Being persuasive helps.
Being likable helps.
Neither creates trust on its own.
Consistency does.
People trust patterns.
Not speeches.
When somebody behaves predictably over time, confidence grows.
You know what to expect.
You know where you stand.
You stop spending energy trying to interpret their intentions.
That certainty becomes trust.
Trust is often discussed as though it breaks dramatically.
Sometimes it does.
More often it erodes.
A commitment gets forgotten.
Feedback gets ignored.
Credit goes somewhere else.
Information is withheld.
Each event feels minor.
Individually they might be.
Collectively they tell a story.
Eventually people stop expecting reliability.
And trust quietly leaves the room.
One of the fastest ways to build trust is surprisingly uncomfortable.
Admit when you're wrong.
Most people expect defensiveness.
Explanations.
Justifications.
Protection of status.
An honest acknowledgement stands out because it is rare.
The strange thing is that mistakes usually damage trust less than pretending they never happened.
People can handle imperfection.
They struggle with dishonesty.
High trust teams often look more productive.
That isn't really what's happening.
They're spending less energy protecting themselves.
Questions get asked earlier.
Problems surface faster.
Feedback arrives before situations become crises.

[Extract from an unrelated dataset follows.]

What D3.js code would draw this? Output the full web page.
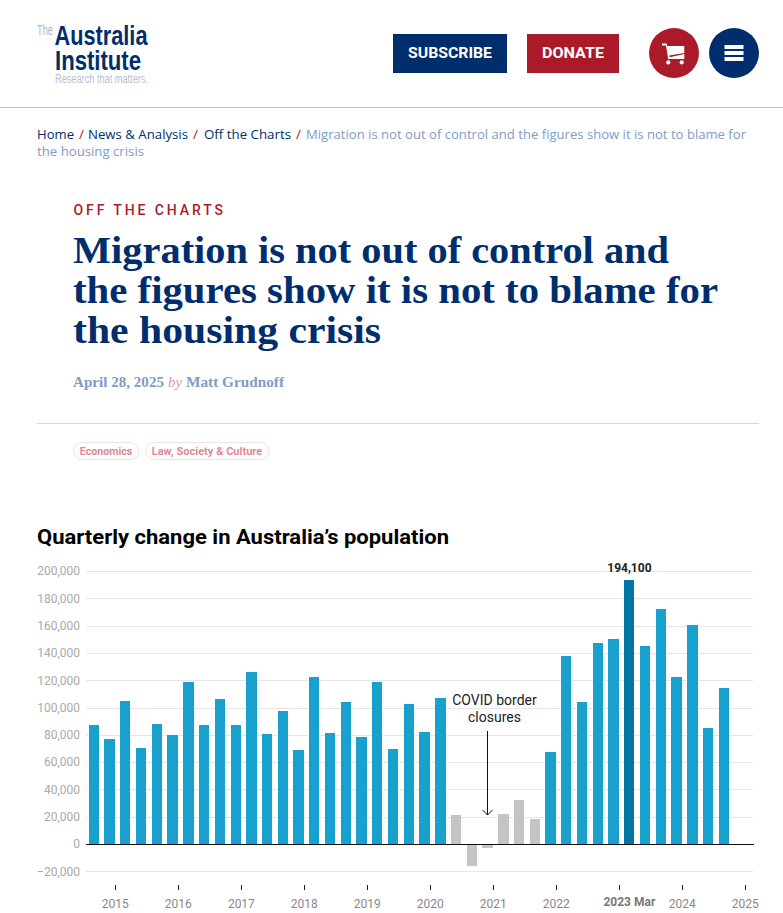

People share information because they expect it will be used constructively.
The efficiency is real.
The source is psychological.
Organizations often want trust to improve quickly.
That isn't usually how it works.
Trust accumulates through repetition.
One interaction.
Then another.
Then another.
Eventually people stop wondering whether someone is trustworthy.
They simply assume it.
The same process works in reverse.
Which is why trust feels slow to build and surprisingly fast to lose.
Ask someone why they trust a colleague, manager, or leader.
Rarely will they mention strategy.
Or values statements.
Or culture programs.
They usually tell a story.
A moment.
A conversation.
A decision.
Something that happened years ago and somehow still matters.
That's because trust isn't built through declarations.
It's built through evidence.
And evidence tends to arrive in moments that seem completely ordinary when they're happening.
Right up until somebody remembers them forever.